All six killers I’ve identified as evil have certain features in common: All are men guilty of serial sexual homicide; all are psychopaths; all are sadistic. The psychopath is quintessentially callous, manipulative, deceitful, and a stranger to compassion and remorse, though not necessarily violent or cruel. It is sadism that adds the quality—and this is its key feature—of enjoying the suffering of others.
Most readers will be familiar with the iconic Jeffrey Dahmer, also a homosexual pedophile serial killer like Northcott. But Dahmer anesthetized his victims with “knockout drops” before killing them, and then had sex with the corpses. No such delicacy in Northcott. And no such luck for his victims—those murdered as well as his nephew Sanford, who endured almost two years of his uncle’s sadism in its full panoply and extreme severity. One of the nastiest elements of sadism involved forcing Sanford to choose between participation in an evil act (smashing the skulls of the victims and scattering the fragments over the fields, to avoid detection) or being killed himself.
A mere teenager at the time, Sanford did the right thing: He chose life, albeit at the price of doing things utterly repugnant to him, things that he knew were wrong—under any but the bizarre circumstances in which he was held captive.
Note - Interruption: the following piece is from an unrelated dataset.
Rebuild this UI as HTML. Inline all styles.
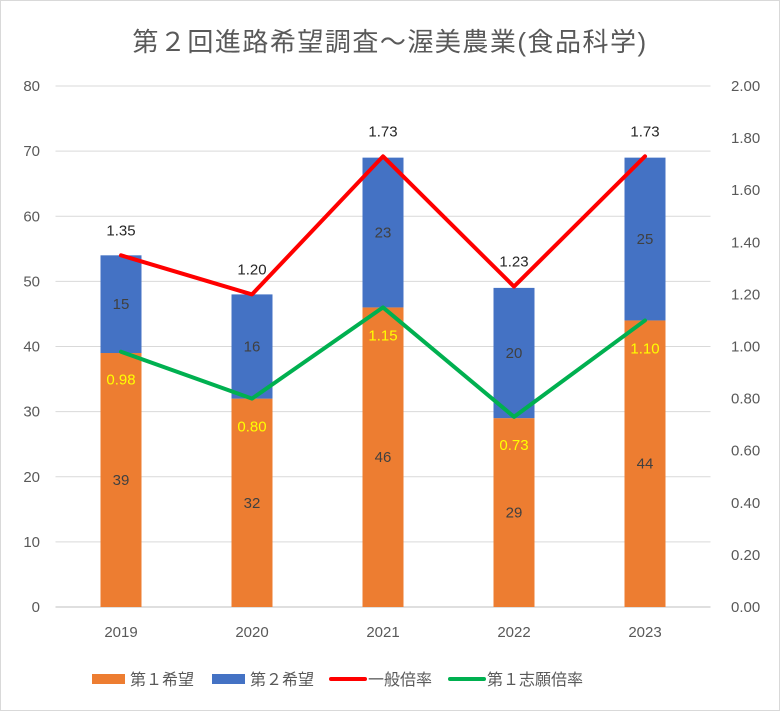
<!DOCTYPE html>
<html><head><meta charset="utf-8"><style>
body{margin:0;background:#fff}
svg text{font-family:"Liberation Sans","Noto Sans CJK JP",sans-serif}
</style></head><body>
<svg width="780" height="711" viewBox="0 0 780 711">
<rect x="0.5" y="0.5" width="779" height="710" fill="#fff" stroke="#d9d9d9"/>
<text x="390" y="51" text-anchor="middle" font-size="26" letter-spacing="1.5" fill="#595959">第２回進路希望調査～渥美農業(食品科学)</text>
<g id="grid"></g><g id="bars"></g><g id="lines"></g><g id="labels"></g><g id="axes"></g>
<g>
<rect x="92" y="674" width="33" height="10" fill="#ED7D31"/>
<text x="130" y="685" font-size="16" fill="#595959">第１希望</text>
<rect x="212" y="674" width="33" height="10" fill="#4472C4"/>
<text x="250" y="685" font-size="16" fill="#595959">第２希望</text>
<line x1="331" y1="679" x2="365" y2="679" stroke="#FF0000" stroke-width="4" stroke-linecap="round"/>
<text x="368" y="685" font-size="16" fill="#595959">一般倍率</text>
<line x1="450" y1="679" x2="484" y2="679" stroke="#00B050" stroke-width="4" stroke-linecap="round"/>
<text x="487" y="685" font-size="16" fill="#595959">第１志願倍率</text>
</g>
</svg>
<script>
const categories=["2019","2020","2021","2022","2023"];
const firstChoice=[39,32,46,29,44];
const secondChoice=[15,16,23,20,25];
const generalRate=[1.35,1.20,1.73,1.23,1.73];
const firstRate=[0.98,0.80,1.15,0.73,1.10];
const leftTicks=[0,10,20,30,40,50,60,70,80];
const rightTicks=["0.00","0.20","0.40","0.60","0.80","1.00","1.20","1.40","1.60","1.80","2.00"];
const NS="http://www.w3.org/2000/svg";
const y0=607,yTop=86,plotL=55.5,plotR=710.5,step=(plotR-plotL)/categories.length,bw=41;
const yL=v=>y0-(v/80)*(y0-yTop);
const yR=v=>y0-(v/2)*(y0-yTop);
const xC=i=>plotL+step*(i+0.5);
function mk(p,t,a){const e=document.createElementNS(NS,t);for(const k in a)e.setAttribute(k,a[k]);document.getElementById(p).appendChild(e);return e;}
leftTicks.forEach(v=>{
 const g=mk('grid','line',{x1:plotL,x2:plotR,y1:yL(v),y2:yL(v),stroke:v===0?'#bfbfbf':'#d9d9d9','stroke-width':1});
 
 
 const t=mk('axes','text',{x:40,y:yL(v)+5,'text-anchor':'end','font-size':15,fill:'#595959'});t.textContent=v;
 
 
});
rightTicks.forEach(s=>{
 const t=mk('axes','text',{x:731,y:yR(+s)+5,'font-size':15,fill:'#595959'});t.textContent=s;
 
 
});
categories.forEach((c,i)=>{
 const t=mk('axes','text',{x:xC(i),y:637,'text-anchor':'middle','font-size':15,fill:'#595959'});t.textContent=c;
 
 
 const a=firstChoice[i],b=secondChoice[i];
 const r1=mk('bars','rect',{x:xC(i)-bw/2,y:yL(a),width:bw,height:y0-yL(a),fill:'#ED7D31'});
 
 
 const r2=mk('bars','rect',{x:xC(i)-bw/2,y:yL(a+b),width:bw,height:yL(a)-yL(a+b),fill:'#4472C4'});
 
 
 const l1=mk('labels','text',{x:xC(i),y:(yL(a)+y0)/2+5,'text-anchor':'middle','font-size':15,fill:'#404040'});l1.textContent=a;
 
 
 const l2=mk('labels','text',{x:xC(i),y:(yL(a)+yL(a+b))/2+5,'text-anchor':'middle','font-size':15,fill:'#404040'});l2.textContent=b;
 
 
 const l3=mk('labels','text',{x:xC(i),y:yR(generalRate[i])-20,'text-anchor':'middle','font-size':15,fill:'#262626'});l3.textContent=generalRate[i].toFixed(2);
 
 
 const l4=mk('labels','text',{x:xC(i),y:yR(firstRate[i])+33,'text-anchor':'middle','font-size':15,fill:'#FFFF00'});l4.textContent=firstRate[i].toFixed(2);
 
 
});
const p1=mk('lines','polyline',{points:generalRate.map((v,i)=>xC(i)+','+yR(v)).join(' '),fill:'none',stroke:'#FF0000','stroke-width':4,'stroke-linejoin':'round','stroke-linecap':'round'});


const p2=mk('lines','polyline',{points:firstRate.map((v,i)=>xC(i)+','+yR(v)).join(' '),fill:'none',stroke:'#00B050','stroke-width':4,'stroke-linejoin':'round','stroke-linecap':'round'});


</script>
</body></html>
Understandably, yet unnecessarily, he carried guilt about his participation to his grave. Sanford had nightmares and flashbacks for the rest of his life about the atrocities he had witnessed, and he had self-recriminations for the things his uncle had forced him to do. (In psychiatry, we push all that into the pigeonhole of “post-traumatic stress disorder”—a pretty pale label for all that Sanford suffered.) The consistently good, caring, and charitable life Sanford led after his uncle’s arrest was never enough to put his mind at ease, no matter that he served honorably for six years on the European front in World War II, was married for fifty-five years, and raised two sons. His story reads like one of redemption—though, as author Flacco points out, redemption somehow isn’t the right word, since Sanford had done nothing wrong to atone for.
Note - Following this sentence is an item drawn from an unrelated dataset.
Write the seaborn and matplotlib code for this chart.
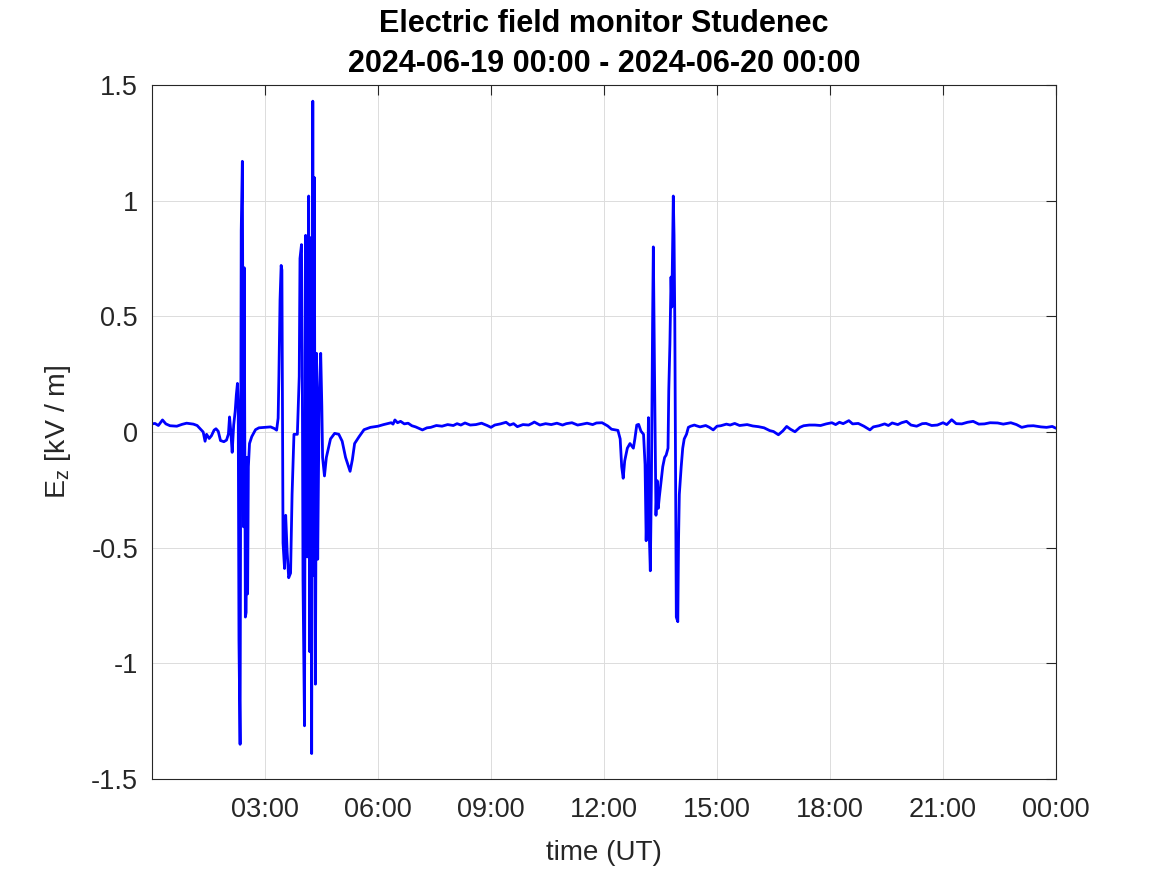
import matplotlib
matplotlib.use("Agg")
import matplotlib.pyplot as plt
import seaborn as sns
import pandas as pd
from matplotlib.ticker import FixedLocator, FixedFormatter

# 時刻 (UT, 時間) と鉛直電場 Ez [kV/m]
hours = [
    0.00, 0.08, 0.17, 0.28, 0.37, 0.48, 0.66, 0.80, 0.92, 1.10, 1.20, 1.27, 1.36, 1.41, 1.45,
    1.52, 1.58, 1.65, 1.70, 1.76, 1.82, 1.91, 1.98, 2.03, 2.06, 2.09, 2.13, 2.17, 2.21, 2.24,
    2.27, 2.29,
    2.31, 2.34, 2.37, 2.40, 2.43, 2.45, 2.48, 2.50, 2.52, 2.54, 2.56, 2.59, 2.65, 2.75, 2.84,
    3.00, 3.15, 3.25, 3.31,
    3.35, 3.37, 3.40, 3.43, 3.45, 3.47, 3.48, 3.52, 3.55, 3.59, 3.63, 3.68, 3.72, 3.77, 3.86,
    3.91, 3.93, 3.97, 3.99, 4.01, 4.05, 4.08, 4.12, 4.16, 4.19, 4.22, 4.24, 4.27, 4.29, 4.31,
    4.34, 4.37, 4.40, 4.44, 4.48, 4.51, 4.53, 4.58, 4.63, 4.74, 4.85, 4.96, 5.05, 5.14, 5.26,
    5.32, 5.38, 5.50, 5.63, 5.80, 6.00, 6.15, 6.35, 6.40, 6.45, 6.52, 6.60, 6.70, 6.80, 6.90,
    7.00, 7.18, 7.30, 7.40, 7.55, 7.70, 7.85, 8.00, 8.10, 8.20, 8.31, 8.45, 8.60, 8.75, 8.90,
    9.00, 9.10, 9.25, 9.40, 9.50, 9.60, 9.70, 9.85, 10.00, 10.10, 10.15, 10.30, 10.45, 10.60,
    10.75, 10.90, 11.00, 11.15, 11.30, 11.40, 11.55, 11.70, 11.80, 11.95,
    12.10, 12.20, 12.37, 12.43, 12.47, 12.51, 12.55, 12.62, 12.69, 12.78, 12.82, 12.87, 12.92,
    12.98, 13.05, 13.09, 13.12, 13.16, 13.18, 13.20, 13.23, 13.26, 13.29, 13.31, 13.34, 13.38,
    13.41, 13.44, 13.47, 13.52, 13.56, 13.61, 13.65, 13.70, 13.72, 13.75, 13.78, 13.80, 13.84,
    13.86, 13.88, 13.90, 13.92, 13.96, 13.98, 14.00, 14.05, 14.09, 14.13, 14.19, 14.24, 14.30,
    14.40, 14.45, 14.55, 14.70, 14.80, 14.90, 15.00, 15.10, 15.25, 15.35, 15.47, 15.60, 15.80,
    15.95, 16.10, 16.25, 16.40, 16.50, 16.63, 16.75, 16.85, 16.95, 17.07, 17.20, 17.30, 17.45,
    17.60, 17.75, 17.90, 18.05, 18.15, 18.25, 18.35, 18.50, 18.60, 18.75, 18.90, 19.06, 19.15,
    19.30, 19.45, 19.55, 19.65, 19.80, 19.90, 20.03, 20.15, 20.30, 20.45, 20.55, 20.70, 20.85,
    21.00, 21.10, 21.23, 21.35, 21.50, 21.65, 21.80, 21.95, 22.10, 22.25, 22.45, 22.60, 22.80,
    22.95, 23.09, 23.25, 23.40, 23.60, 23.75, 23.90, 24.00,
]
ez = [
    0.035, 0.037, 0.028, 0.052, 0.035, 0.027, 0.025, 0.033, 0.038, 0.034, 0.028, 0.016, 0.000, -0.040, -0.010,
    -0.028, -0.016, 0.008, 0.014, 0.003, -0.037, -0.042, -0.035, -0.009, 0.065, 0.010, -0.088, 0.030, 0.090, 0.160,
    0.210, 0.120,
    -0.90, -1.35, 0.87, 1.17, -0.41, 0.71, -0.80, -0.78, -0.11, -0.70, -0.15, -0.05, -0.02, 0.010, 0.018,
    0.020, 0.022, 0.015, 0.008,
    0.060, 0.24, 0.57, 0.72, 0.70, -0.10, -0.48, -0.59, -0.36, -0.52, -0.63, -0.61, -0.27, -0.01, -0.01,
    0.24, 0.75, 0.81, 0.34, -0.64, -1.27, 0.85, -0.54, 1.02, -0.95, 0.84, -1.39, 1.43, -0.62, 1.10,
    -1.09, 0.34, -0.55, 0.15, 0.34, 0.11, -0.11, -0.19, -0.11, -0.03, -0.006, -0.01, -0.04, -0.11, -0.17,
    -0.12, -0.05, -0.02, 0.010, 0.020, 0.025, 0.032, 0.040, 0.034, 0.052, 0.040, 0.046, 0.035, 0.038, 0.027,
    0.022, 0.009, 0.018, 0.020, 0.028, 0.025, 0.032, 0.028, 0.036, 0.030, 0.039, 0.030, 0.032, 0.038, 0.028,
    0.020, 0.030, 0.035, 0.042, 0.030, 0.036, 0.023, 0.032, 0.030, 0.038, 0.043, 0.030, 0.036, 0.032,
    0.038, 0.030, 0.036, 0.040, 0.030, 0.033, 0.038, 0.032, 0.039, 0.040,
    0.026, 0.012, 0.007, -0.030, -0.15, -0.20, -0.125, -0.07, -0.05, -0.07, -0.03, 0.030, 0.033,
    0.004, -0.010, -0.14, -0.47, -0.20, 0.062, -0.43, -0.60, -0.20, 0.47, 0.80, 0.28, -0.36,
    -0.21, -0.33, -0.28, -0.21, -0.15, -0.11, -0.10, -0.07, 0.18, 0.38, 0.67, 0.54, 1.02,
    0.85, 0.48, -0.21, -0.80, -0.82, -0.46, -0.27, -0.15, -0.07, -0.03, -0.01, 0.020, 0.025,
    0.030, 0.027, 0.022, 0.028, 0.020, 0.009, 0.025, 0.027, 0.034, 0.030, 0.037, 0.028, 0.032,
    0.026, 0.023, 0.018, 0.006, 0.002, -0.012, 0.005, 0.024, 0.012, 0.001, 0.020, 0.027, 0.030,
    0.030, 0.028, 0.035, 0.040, 0.032, 0.042, 0.036, 0.049, 0.035, 0.037, 0.025, 0.009, 0.022,
    0.027, 0.035, 0.028, 0.039, 0.032, 0.040, 0.046, 0.030, 0.025, 0.036, 0.037, 0.028, 0.030,
    0.040, 0.032, 0.053, 0.036, 0.035, 0.042, 0.046, 0.034, 0.035, 0.040, 0.039, 0.034, 0.040,
    0.032, 0.020, 0.026, 0.027, 0.022, 0.020, 0.024, 0.016,
]

xtick_pos = [3, 6, 9, 12, 15, 18, 21, 24]
xtick_labels = ["03:00", "06:00", "09:00", "12:00", "15:00", "18:00", "21:00", "00:00"]
ytick_pos = [-1.5, -1, -0.5, 0, 0.5, 1, 1.5]
ytick_labels = ["-1.5", "-1", "-0.5", "0", "0.5", "1", "1.5"]

df = pd.DataFrame({"hour": hours, "ez": ez})

sns.set_style("white")
plt.rcParams["font.family"] = ["Liberation Sans", "DejaVu Sans"]
plt.rcParams["mathtext.fontset"] = "custom"
plt.rcParams["mathtext.rm"] = "Liberation Sans"
plt.rcParams["mathtext.it"] = "Liberation Sans"

fig = plt.figure(figsize=(11.67, 8.75), dpi=100)
ax = fig.add_axes([0.1302, 0.1097, 0.7747, 0.7932])

sns.lineplot(data=df, x="hour", y="ez", ax=ax, color="#0000ff", linewidth=2.0,
             estimator=None, sort=False)

ax.set_xlim(0, 24)
ax.set_ylim(-1.5, 1.5)
ax.xaxis.set_major_locator(FixedLocator(xtick_pos))
ax.xaxis.set_major_formatter(FixedFormatter(xtick_labels))
ax.yaxis.set_major_locator(FixedLocator(ytick_pos))
ax.yaxis.set_major_formatter(FixedFormatter(ytick_labels))

ax.grid(True, color="#dcdcdc", linewidth=0.7)
ax.tick_params(direction="in", length=7, width=0.8, colors="#262626",
               labelsize=19.5, top=True, right=True)
ax.tick_params(axis="x", pad=13)
ax.tick_params(axis="y", pad=10)
for s in ax.spines.values():
    s.set_color("#262626")
    s.set_linewidth(0.8)

ax.set_xlabel("time (UT)", fontsize=20, color="#262626", labelpad=12)
ax.set_ylabel("E$_{\\mathrm{z}}$ [kV / m]", fontsize=20.5, color="#262626", labelpad=13)
ax.set_title("Electric field monitor Studenec\n2024-06-19 00:00 - 2024-06-20 00:00",
             fontsize=22, fontweight="bold", color="black", pad=9, linespacing=1.45)

fig.savefig("out.png", dpi=100)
What I find fascinating about The Road Out of Hell is not only the hell that Stewart created, but the road that Sanford was able to take out of it. In the last few years, psychiatry has come to understand more about the factors that nudge certain people into committing the outrageous acts we label “evil.” By no means are they all psychopaths and sadists. Some are self-centered schemers who plot to kill a spouse for insurance money; others are paranoid loners who lose a job or a lover and then explode into massacre. We know about heredity and birth complications, about bad families and childhood head injury, and even about some of the brain abnormalities that spell trouble in certain cases. So oddly enough, Northcott—as rare an exemplar of evil as he is—is less a mystery than his nephew Sanford, whose goodness is almost inexplicable.
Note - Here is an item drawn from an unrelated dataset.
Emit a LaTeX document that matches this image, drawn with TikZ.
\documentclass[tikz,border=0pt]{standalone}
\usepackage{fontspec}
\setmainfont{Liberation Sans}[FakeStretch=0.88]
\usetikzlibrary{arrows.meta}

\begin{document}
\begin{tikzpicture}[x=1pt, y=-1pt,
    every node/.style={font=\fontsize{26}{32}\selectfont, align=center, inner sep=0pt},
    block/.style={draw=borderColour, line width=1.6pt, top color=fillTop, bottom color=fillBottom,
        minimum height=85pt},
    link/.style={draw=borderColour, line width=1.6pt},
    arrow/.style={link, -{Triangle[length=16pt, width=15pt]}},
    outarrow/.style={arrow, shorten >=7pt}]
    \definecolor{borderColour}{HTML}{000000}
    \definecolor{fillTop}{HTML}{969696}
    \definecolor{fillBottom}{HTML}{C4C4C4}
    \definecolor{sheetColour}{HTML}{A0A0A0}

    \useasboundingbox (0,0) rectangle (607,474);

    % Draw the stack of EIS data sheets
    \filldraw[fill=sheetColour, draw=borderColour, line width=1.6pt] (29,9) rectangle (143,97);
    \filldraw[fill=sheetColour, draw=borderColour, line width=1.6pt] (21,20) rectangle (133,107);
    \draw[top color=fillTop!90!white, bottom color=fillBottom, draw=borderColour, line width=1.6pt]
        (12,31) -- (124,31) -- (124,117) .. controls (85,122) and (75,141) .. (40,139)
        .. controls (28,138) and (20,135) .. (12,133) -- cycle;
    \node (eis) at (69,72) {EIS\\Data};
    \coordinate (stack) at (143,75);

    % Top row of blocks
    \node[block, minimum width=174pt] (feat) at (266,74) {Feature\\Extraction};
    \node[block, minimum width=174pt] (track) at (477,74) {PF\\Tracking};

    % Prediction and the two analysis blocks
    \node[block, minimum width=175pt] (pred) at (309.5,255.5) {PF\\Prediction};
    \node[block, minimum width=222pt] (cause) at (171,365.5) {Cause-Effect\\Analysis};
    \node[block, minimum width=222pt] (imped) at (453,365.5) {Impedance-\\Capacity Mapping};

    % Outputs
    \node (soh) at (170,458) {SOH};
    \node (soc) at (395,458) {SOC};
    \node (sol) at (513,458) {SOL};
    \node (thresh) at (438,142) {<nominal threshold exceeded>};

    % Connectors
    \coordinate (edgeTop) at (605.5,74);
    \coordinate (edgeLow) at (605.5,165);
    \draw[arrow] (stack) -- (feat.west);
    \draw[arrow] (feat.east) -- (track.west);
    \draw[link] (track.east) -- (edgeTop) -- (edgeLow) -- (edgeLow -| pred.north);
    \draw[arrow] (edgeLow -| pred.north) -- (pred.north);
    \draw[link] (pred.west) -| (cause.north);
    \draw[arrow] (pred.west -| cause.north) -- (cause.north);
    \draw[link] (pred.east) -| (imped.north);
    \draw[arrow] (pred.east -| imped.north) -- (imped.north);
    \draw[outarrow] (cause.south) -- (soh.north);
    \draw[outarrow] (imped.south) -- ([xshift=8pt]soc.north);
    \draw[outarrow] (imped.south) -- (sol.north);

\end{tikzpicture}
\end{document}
Both uncle and nephew, in addition to having a fourth of their blood in common, had mothers who were abusive, unscrupulous viragos. Both had fathers who were tyrannized by their wives and indifferent toward their children. And yet, one ended up evil and the other transcendently good. Why? I don’t know. Most people are compassionate, have empathy, and live their lives without succumbing to violence or cruelty. A certain measure of goodness is, so to say, our default position. Most of our brains are wired for being morally upright and good. Only a few are wired for wickedness. For the super-goodness of Sanford, we have no word in the language and little understanding. But we’re also wired to feel awe, when we hear of either the terribly bad or the astonishingly good. That’s what makes Flacco’s book what it is: awesome.